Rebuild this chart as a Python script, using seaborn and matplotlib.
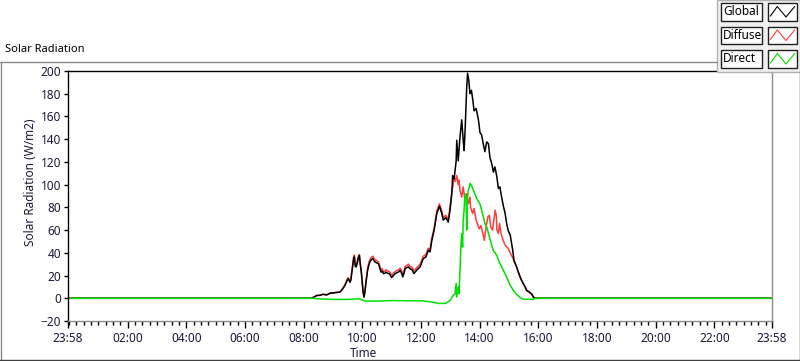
---
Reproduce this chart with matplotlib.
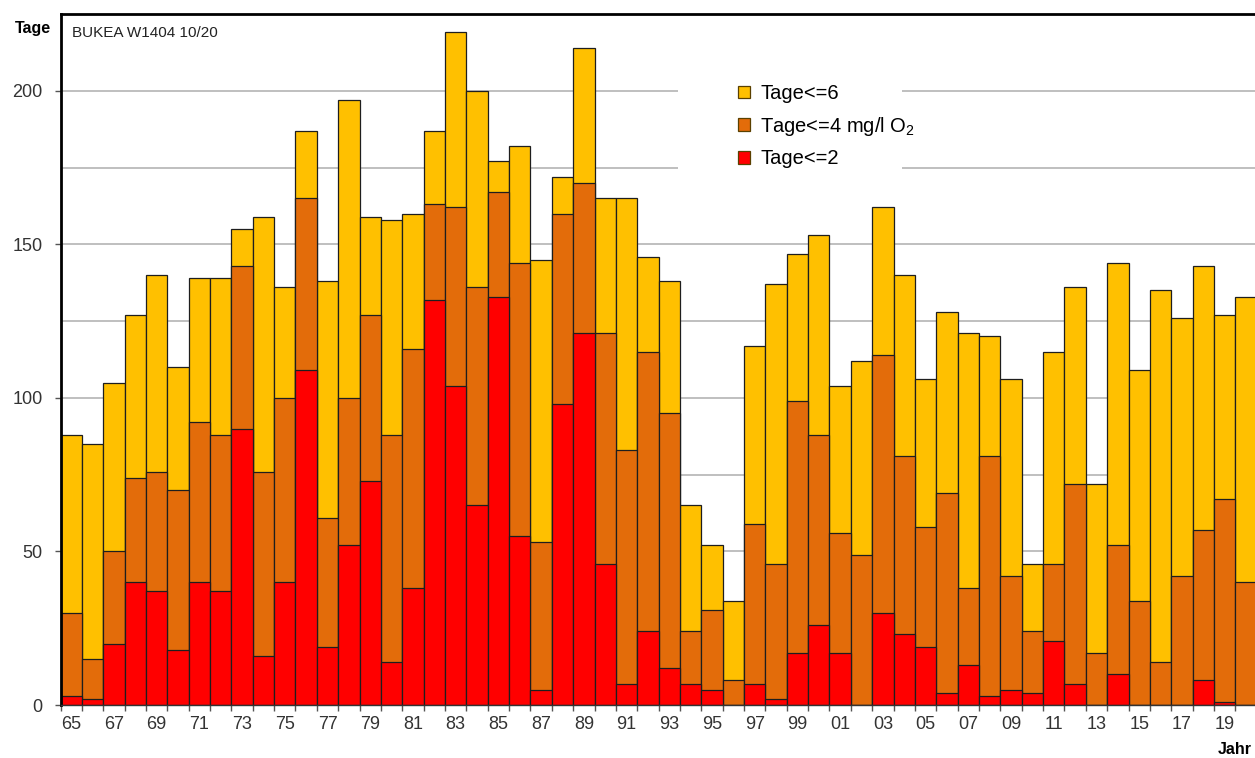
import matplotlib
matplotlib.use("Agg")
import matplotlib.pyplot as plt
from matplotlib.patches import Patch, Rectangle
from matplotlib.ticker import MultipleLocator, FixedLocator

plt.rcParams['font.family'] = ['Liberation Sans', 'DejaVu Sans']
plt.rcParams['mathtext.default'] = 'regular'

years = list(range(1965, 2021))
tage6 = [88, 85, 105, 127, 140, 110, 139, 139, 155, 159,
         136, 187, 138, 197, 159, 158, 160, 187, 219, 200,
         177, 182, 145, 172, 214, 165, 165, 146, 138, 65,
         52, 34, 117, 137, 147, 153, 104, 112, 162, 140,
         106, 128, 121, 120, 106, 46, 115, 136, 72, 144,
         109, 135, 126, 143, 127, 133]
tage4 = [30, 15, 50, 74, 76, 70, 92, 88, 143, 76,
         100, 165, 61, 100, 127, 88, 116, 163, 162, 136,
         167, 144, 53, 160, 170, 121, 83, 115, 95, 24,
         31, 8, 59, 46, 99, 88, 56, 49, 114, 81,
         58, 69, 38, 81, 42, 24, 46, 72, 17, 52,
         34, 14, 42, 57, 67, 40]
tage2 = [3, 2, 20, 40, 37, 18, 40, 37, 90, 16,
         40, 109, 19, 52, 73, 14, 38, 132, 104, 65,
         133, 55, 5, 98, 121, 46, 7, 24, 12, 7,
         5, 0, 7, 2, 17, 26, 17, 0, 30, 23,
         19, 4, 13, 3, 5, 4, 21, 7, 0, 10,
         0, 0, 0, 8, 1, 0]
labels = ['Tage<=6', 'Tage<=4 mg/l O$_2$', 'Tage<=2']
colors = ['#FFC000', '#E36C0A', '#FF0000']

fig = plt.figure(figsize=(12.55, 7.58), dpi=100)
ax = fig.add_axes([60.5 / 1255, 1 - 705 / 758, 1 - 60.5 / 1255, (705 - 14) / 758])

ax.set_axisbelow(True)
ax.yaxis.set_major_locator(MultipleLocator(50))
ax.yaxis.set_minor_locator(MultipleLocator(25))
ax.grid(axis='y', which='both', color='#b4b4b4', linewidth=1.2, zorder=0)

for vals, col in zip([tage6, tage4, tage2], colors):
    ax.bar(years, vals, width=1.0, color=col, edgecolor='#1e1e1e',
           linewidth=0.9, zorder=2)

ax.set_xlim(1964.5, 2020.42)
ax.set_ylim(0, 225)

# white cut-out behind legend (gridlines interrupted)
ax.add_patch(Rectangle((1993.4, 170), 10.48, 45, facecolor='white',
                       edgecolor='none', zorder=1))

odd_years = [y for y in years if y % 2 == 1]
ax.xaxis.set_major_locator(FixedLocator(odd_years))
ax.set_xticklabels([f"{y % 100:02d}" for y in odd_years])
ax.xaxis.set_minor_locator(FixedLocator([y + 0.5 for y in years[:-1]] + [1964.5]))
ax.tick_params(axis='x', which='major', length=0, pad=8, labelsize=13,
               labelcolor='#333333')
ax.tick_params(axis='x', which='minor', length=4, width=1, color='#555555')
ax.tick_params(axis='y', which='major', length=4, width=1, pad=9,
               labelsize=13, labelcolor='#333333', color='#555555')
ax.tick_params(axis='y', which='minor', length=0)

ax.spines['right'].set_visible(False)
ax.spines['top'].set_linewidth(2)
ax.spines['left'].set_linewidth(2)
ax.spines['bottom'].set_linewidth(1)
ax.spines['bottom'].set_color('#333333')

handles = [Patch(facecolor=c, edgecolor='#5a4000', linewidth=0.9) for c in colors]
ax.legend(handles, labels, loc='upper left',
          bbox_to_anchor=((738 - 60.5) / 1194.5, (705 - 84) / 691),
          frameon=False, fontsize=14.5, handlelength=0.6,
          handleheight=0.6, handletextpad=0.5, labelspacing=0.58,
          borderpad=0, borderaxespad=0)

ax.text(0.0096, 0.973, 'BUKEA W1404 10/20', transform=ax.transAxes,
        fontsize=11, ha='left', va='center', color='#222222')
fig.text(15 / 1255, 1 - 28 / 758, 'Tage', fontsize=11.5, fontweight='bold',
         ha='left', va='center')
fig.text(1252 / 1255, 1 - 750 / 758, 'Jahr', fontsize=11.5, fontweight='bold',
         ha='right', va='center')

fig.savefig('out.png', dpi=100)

THE EXERCISE:
Leave the pictures out and copy exactly the lines from the one with "Reproduce this chart with matplotlib." to the one with "plt.rcParams['mathtext.default'] = 'regular'", both included.

COMPLETED TASK:
Reproduce this chart with matplotlib.
import matplotlib
matplotlib.use("Agg")
import matplotlib.pyplot as plt
from matplotlib.patches import Patch, Rectangle
from matplotlib.ticker import MultipleLocator, FixedLocator

plt.rcParams['font.family'] = ['Liberation Sans', 'DejaVu Sans']
plt.rcParams['mathtext.default'] = 'regular'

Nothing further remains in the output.